IV. Uma vida coerente
A descoberta de que o homem é justificado diante de Deus somente pela fé impactou Lutero; mas uma fé viva (Tg 2.26). Esses dois aspectos da justificação se harmonizaram na vida do reformador alemão.
Instalado em Wittenberg desde 1512, os anos seguintes serviram para que o sacerdote se aprofundasse no estudo da Bíblia, da filosofia e, especialmente, dos Salmos, dos escritos de Paulo e do pensamento de Agostinho.
Líder da Ordem dos Agostinianos, sem romper com a Igreja, Lutero via sua audiência aumentar tanto na cátedra como no púlpito, à medida que sua teologia se solidificava.
Foi nesse contexto que ele tomou conhecimento da venda de indulgências — papéis que (segundo a Igreja) garantiam a diminuição das penas no purgatório, isto é, o perdão de pecados. Lutero decidiu enfrentar o erro das indulgências e o sistema por trás delas.
Em 31 de outubro de 1517, de acordo com um costume da época, ele afixou na porta da Igreja o Debate para o esclarecimento do valor das indulgências, no qual constavam suas 95 teses. Daí por diante a vida de Lutero experimentou enorme mudança. Em dois meses as 95 teses foram espalhadas em toda a Europa.
Conclusão
O rompimento de Lutero com a Igreja Católica originou o movimento que ficou conhecido por luteranismo.
A trajetória do reformador alemão é marcada por feitos heroicos, alguns erros e por um pensamento teológico que se desenvolveu ao longo dos anos. Reconhecer isso em nada diminui a sua obra, pelo contrário, valoriza-a, pois Deus muda o rumo da humanidade usando imperfeitos vasos humanos.

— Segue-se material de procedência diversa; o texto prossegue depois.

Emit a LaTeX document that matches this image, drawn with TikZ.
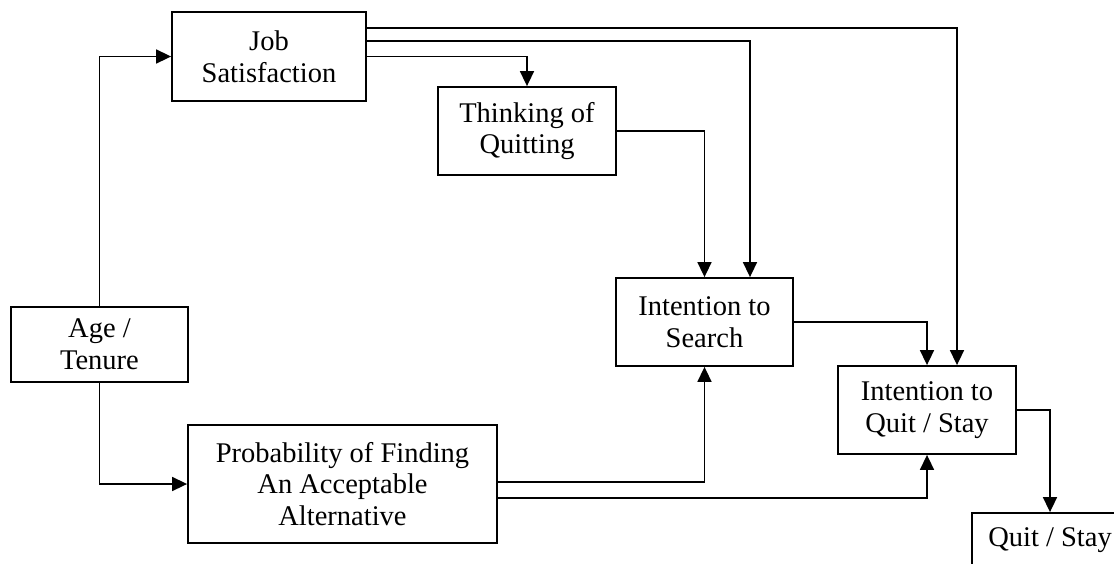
\documentclass[tikz,border=0pt]{standalone}
\usepackage{fontspec}
\setmainfont{Liberation Serif}
\usetikzlibrary{arrows.meta,calc}
\tikzset{
  box/.style={draw, line width=1.8pt, rectangle, inner sep=0pt, align=center,
    font=\fontsize{28.5}{31.7}\selectfont},
  arr/.style={line width=1.6pt, -{Triangle[length=15pt,width=14pt]}},
}
\begin{document}
\begin{tikzpicture}[x=1pt,y=-1pt]
\useasboundingbox (0,0) rectangle (1114,563);
\clip (0,0) rectangle (1114,563);
\fill[white] (0,0) rectangle (1114,563);

% boxes
\node[box, minimum width=194, minimum height=89] (js)   at (269,56.5)  {Job\\Satisfaction};
\node[box, minimum width=178, minimum height=88] (tq)   at (527,131)   {Thinking of\\Quitting};
\node[box, minimum width=177, minimum height=75] (age)  at (99.5,344.5) {Age /\\Tenure};
\node[box, minimum width=309, minimum height=118] (prob) at (342.5,484) {Probability of Finding\\An Acceptable\\Alternative};
\node[box, minimum width=177, minimum height=88] (is)   at (704.5,322) {Intention to\\Search};
\node[box, minimum width=178, minimum height=88] (iqs)  at (927,410)   {Intention to\\Quit / Stay};
\node[box, minimum width=156, minimum height=54] (qs)   at (1050,540)  {Quit / Stay};

% connectors
\draw[arr] (age.north) |- (js.west);
\draw[arr] (age.south) |- (prob.west);
\draw[arr] ($(js.north east)+(0,17)$) -| ($(iqs.north)+(30,0)$);
\draw[arr] ($(js.north east)+(0,30)$) -| ($(is.north)+(45.5,0)$);
\draw[arr] (js.east) -| (tq.north);
\draw[arr] (tq.east) -| (is.north);
\draw[arr] (is.east) -| (iqs.north);
\draw[arr] ($(prob.east)+(0,-2)$) -| (is.south);
\draw[arr] ($(prob.east)+(0,14)$) -| (iqs.south);
\draw[arr] (iqs.east) -| (qs.north);
\end{tikzpicture}
\end{document}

Lutero não teria dificuldade em concordar como esse juízo porque ninguém melhor do que ele entendeu que o homem é justificado pela fé, dom de Deus, e não por obras.
A descoberta da doutrina da justificação pela fé impulsionou Lutero a muitas realizações. Nele, o conhecimento bíblico redundou em ação, o teólogo e o reformador se harmonizaram.
Aplicação
Lutero desconhecia a paz que somente encontramos na cruz. Quando a encontrou, sua vida mudou. Que evidências sua conduta apresenta do novo nascimento? Que impacto sua fé tem junto às pessoas à sua volta?